While we are on the subject of timing, there is also an interesting question that is indirectly related to the Huawei-Netgear dispute. It became known, due to a clerical error (publication of underredacted document) by court staff, that Huawei’s license agreement with Qualcomm will expire in one week from today. The conclusion of that license agreement, and the expectation of a $1.8 billion payment, became known more than four years ago (August 3, 2020 article by Electronic Design). No renewal has been announced yet.
Qualcomm is already embroiled in a patent dispute with another Chinese company, Transsion (July 25, 2024 ip fray article).
In about three years from now, Qualcomm’s current license agreement with Apple will expire. In 2019, Apple settled a dispute, and a few years exercised a unilateral renewal option, because it needed Qualcomm’s 5G baseband chipsets. Apple has been trying for many years to make itself independent of Qualcomm as a supplier (first by hoping to be able to purchase them from Intel, then by taking over Intel’s mobile chipset division take control).
Now there are signs of Apple actually approaching the point at which it may use its own baseband processors instead of Qualcomm’s (September 6, 2024 Apple Insider article). In that case Apple would predictably refuse to pay the same patent royalties as now. That could give rise to a patent dispute, and then it may play a role that Qualcomm “hardened” some of its non-standard-essential patents as a result of the last dispute with Apple. As recently as in 2022, Apple still brought a Supreme Court petition in an effort to shoot down a Qualcomm patent (PDF), though it went nowhere.

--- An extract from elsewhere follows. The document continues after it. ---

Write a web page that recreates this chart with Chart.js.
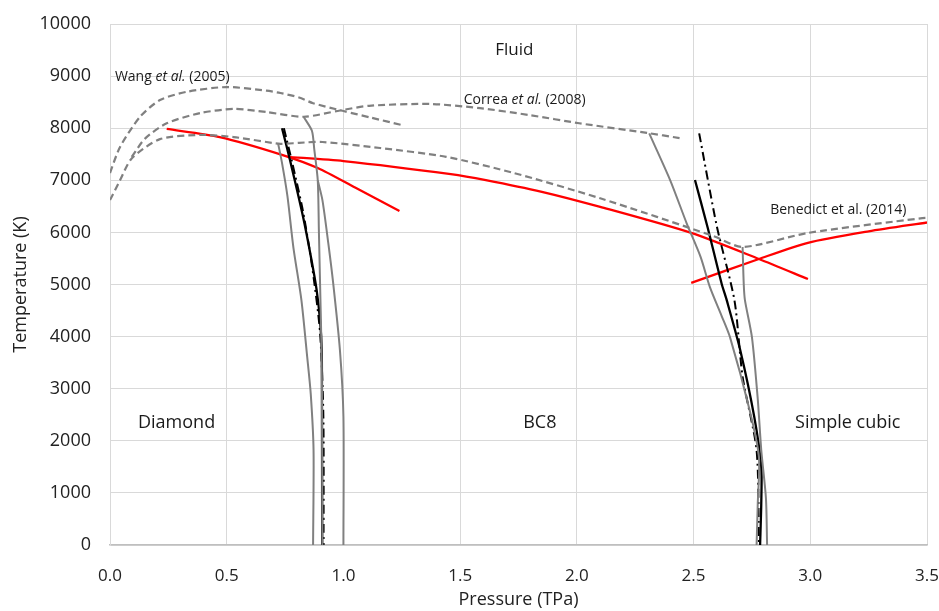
<!DOCTYPE html>
<html>
<head>
<meta charset="utf-8">
<script src="https://cdn.jsdelivr.net/npm/chart.js@4.4.1/dist/chart.umd.min.js"></script>
<style>
  html, body { margin: 0; padding: 0; background: #fff; overflow: hidden; }
  #wrap { width: 939px; height: 611px; position: relative; }
  canvas { display: block; }
</style>
</head>
<body>
<div id="wrap"><canvas id="phase-chart"></canvas></div>
<script>
// melting lines (dashed)
let wangP = [0, 0.043, 0.128, 0.214, 0.33, 0.5, 0.67, 0.73, 0.81, 0.87, 1.0, 1.12, 1.25];
let wangT = [7140, 7640, 8215, 8540, 8700, 8790, 8720, 8675, 8590, 8480, 8330, 8200, 8060];

let correaP = [0.093, 0.15, 0.243, 0.386, 0.53, 0.67, 0.83, 0.985, 1.11, 1.37, 1.585, 1.8, 2.01, 2.3, 2.44];
let correaT = [7450, 7800, 8095, 8290, 8370, 8310, 8220, 8340, 8430, 8465, 8385, 8250, 8095, 7910, 7810];

let benedictP = [0, 0.043, 0.093, 0.214, 0.386, 0.53, 0.73, 0.81, 0.91, 1.157, 1.44, 1.73, 2.1, 2.585, 2.71, 2.99, 3.48, 3.5];
let benedictT = [6620, 7000, 7420, 7790, 7870, 7830, 7700, 7720, 7735, 7620, 7450, 7140, 6655, 5930, 5720, 5990, 6275, 6280];

// red lines
let rojo1P = [0.243, 0.47, 0.74, 0.89, 1.05, 1.24];
let rojo1T = [7985, 7830, 7485, 7235, 6860, 6410];
let rojo2P = [0.76, 1.0, 1.46, 1.61, 1.85, 2.1, 2.49, 2.78, 2.99];
let rojo2T = [7450, 7370, 7120, 7005, 6780, 6490, 5990, 5490, 5105];
let rojo3P = [2.49, 2.78, 2.99, 3.25, 3.5];
let rojo3T = [5030, 5490, 5800, 6020, 6190];

// diamond / BC8 boundary
let grisIzqP = [0.72, 0.737, 0.76, 0.786, 0.82, 0.845, 0.86, 0.872, 0.87];
let grisIzqT = [7710, 7330, 6700, 5700, 4700, 3600, 2900, 1820, 0];
let grisMedP = [0.83, 0.865, 0.875, 0.89, 0.895, 0.9, 0.905, 0.908, 0.91];
let grisMedT = [8215, 7950, 7600, 7000, 6000, 5000, 4000, 3000, 0];
let grisDerP = [0.89, 0.91, 0.935, 0.956, 0.985, 1.0, 1.0];
let grisDerT = [7000, 6620, 5800, 5030, 3740, 2460, 0];
let negroIzqP = [0.737, 0.771, 0.827, 0.862, 0.885, 0.9, 0.907, 0.908, 0.909];
let negroIzqT = [8000, 7390, 6300, 5500, 4900, 4300, 3740, 2780, 0];
let puntoIzqP = [0.745, 0.78, 0.827, 0.866, 0.9, 0.914, 0.915];
let puntoIzqT = [8000, 7350, 6400, 5340, 4070, 2460, 0];

// BC8 / simple cubic boundary
let grisRLP = [2.31, 2.4, 2.47, 2.53, 2.57, 2.62, 2.656, 2.74, 2.78, 2.775, 2.77];
let grisRLT = [7900, 7000, 6180, 5530, 4950, 4400, 3990, 2590, 1690, 800, 0];
let grisRRP = [2.71, 2.715, 2.72, 2.75, 2.775, 2.79, 2.81, 2.815];
let grisRRT = [5720, 5000, 4700, 3990, 2800, 1820, 900, 0];
let negroDerP = [2.506, 2.56, 2.62, 2.642, 2.70, 2.76, 2.79, 2.79, 2.785];
let negroDerT = [7005, 6100, 5020, 4700, 3740, 2460, 1500, 800, 0];
let puntoDerP = [2.524, 2.6, 2.675, 2.71, 2.77, 2.78];
let puntoDerT = [7900, 6110, 4700, 3230, 1820, 0];

const xTicks = [0, 0.5, 1.0, 1.5, 2.0, 2.5, 3.0, 3.5];
const yTicks = [0, 1000, 2000, 3000, 4000, 5000, 6000, 7000, 8000, 9000, 10000];

const FONT = "'Open Sans', 'Noto Sans', sans-serif";

const puntos = (p, t) => p.map((v, i) => ({ x: v, y: t[i] }));

const linea = (p, t, color, ancho, dash) => ({
    data: puntos(p, t),
    showLine: true,
    borderColor: color,
    backgroundColor: color,
    borderWidth: ancho,
    borderDash: dash || [],
    pointRadius: 0,
    tension: 0.25,
    fill: false
});

const GRIS = '#808080';
const DASH = [7, 4];
const DASHDOT = [9, 4, 2, 4];

// text placed on the data coordinates; parts can be italic
const etiquetas = [
    { x: 0.021, y: 8980, size: 14, parts: [['Wang ', false], ['et al.', true], [' (2005)', false]] },
    { x: 1.515, y: 8540, size: 14, parts: [['Correa ', false], ['et al.', true], [' (2008)', false]] },
    { x: 2.828, y: 6430, size: 14, parts: [['Benedict et al. (2014)', false]] },
    { x: 1.65, y: 9490, size: 17, parts: [['Fluid', false]] },
    { x: 0.12, y: 2350, size: 18, parts: [['Diamond', false]] },
    { x: 1.77, y: 2350, size: 18, parts: [['BC8', false]] },
    { x: 2.935, y: 2350, size: 18, parts: [['Simple cubic', false]] }
];

const textoPlugin = {
    id: 'textoFases',
    afterDatasetsDraw(chart) {
        const ctx = chart.ctx;
        const sx = chart.scales.x, sy = chart.scales.y;
        ctx.save();
        ctx.fillStyle = '#1a1a1a';
        ctx.textBaseline = 'middle';
        ctx.textAlign = 'left';
        etiquetas.forEach(e => {
            let px = sx.getPixelForValue(e.x);
            const py = sy.getPixelForValue(e.y);
            e.parts.forEach(([txt, it]) => {
                ctx.font = (it ? 'italic ' : '') + e.size + 'px ' + FONT;
                ctx.fillText(txt, px, py);
                px += ctx.measureText(txt).width;
            });
        });
        ctx.restore();
    }
};

new Chart(document.getElementById('phase-chart'), {
    type: 'scatter',
    data: {
        datasets: [
            linea(wangP, wangT, GRIS, 2.2, DASH),
            linea(correaP, correaT, GRIS, 2.2, DASH),
            linea(benedictP, benedictT, GRIS, 2.2, DASH),
            linea(grisIzqP, grisIzqT, GRIS, 2),
            linea(grisMedP, grisMedT, GRIS, 2),
            linea(grisDerP, grisDerT, GRIS, 2),
            linea(grisRLP, grisRLT, GRIS, 2),
            linea(grisRRP, grisRRT, GRIS, 2),
            linea(negroIzqP, negroIzqT, '#000000', 2.3),
            linea(puntoIzqP, puntoIzqT, '#000000', 2, DASHDOT),
            linea(negroDerP, negroDerT, '#000000', 2.3),
            linea(puntoDerP, puntoDerT, '#000000', 2, DASHDOT),
            linea(rojo1P, rojo1T, '#ff0000', 2.3),
            linea(rojo2P, rojo2T, '#ff0000', 2.3),
            linea(rojo3P, rojo3T, '#ff0000', 2.3)
        ]
    },
    options: {
        responsive: true,
        maintainAspectRatio: false,
        animation: false,
        layout: { padding: { top: 24, right: 12, left: 4, bottom: 0 } },
        plugins: {
            legend: { display: false },
            tooltip: { enabled: false }
        },
        scales: {
            x: {
                type: 'linear',
                min: 0,
                max: 3.5,
                afterBuildTicks: s => { s.ticks = xTicks.map(v => ({ value: v })); },
                afterFit: s => {
                    s.height = 66;
                    s.paddingLeft = 0;
                    s.paddingRight = 0;
                },
                grid: { color: '#d9d9d9', lineWidth: 1, drawTicks: false },
                border: { color: '#bfbfbf', width: 1.5 },
                ticks: {
                    color: '#222',
                    padding: 21,
                    font: { family: FONT, size: 17 },
                    callback: v => Number(v).toFixed(1)
                },
                title: {
                    display: true,
                    text: 'Pressure (TPa)',
                    color: '#222',
                    font: { family: FONT, size: 18 },
                    padding: { top: 0, bottom: 0 }
                }
            },
            y: {
                type: 'linear',
                min: 0,
                max: 10000,
                afterBuildTicks: s => { s.ticks = yTicks.map(v => ({ value: v })); },
                afterFit: s => {
                    s.width = 106;
                    s.paddingTop = 0;
                    s.paddingBottom = 0;
                },
                grid: { color: '#d9d9d9', lineWidth: 1, drawTicks: false },
                border: { color: '#d9d9d9', width: 1 },
                ticks: {
                    color: '#222',
                    padding: 19,
                    font: { family: FONT, size: 18 },
                    callback: v => String(v)
                },
                title: {
                    display: true,
                    text: 'Temperature (K)',
                    color: '#222',
                    font: { family: FONT, size: 18 },
                    padding: { top: 6, bottom: 0 }
                }
            }
        }
    },
    plugins: [textoPlugin]
});
</script>
</body>
</html>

For many years, Qualcomm concluded and renewed license agreements without complications. But the market has changed in some ways, partly due to the geopolitical dynamics that Netgear is trying to capitalize on against Huawei, and that means Qualcomm may not find it all that easy to command royalty rates far above what the likes of Ericsson and Qualcomm, and also Huawei (though its case is special becasue it is a major implementer), receive.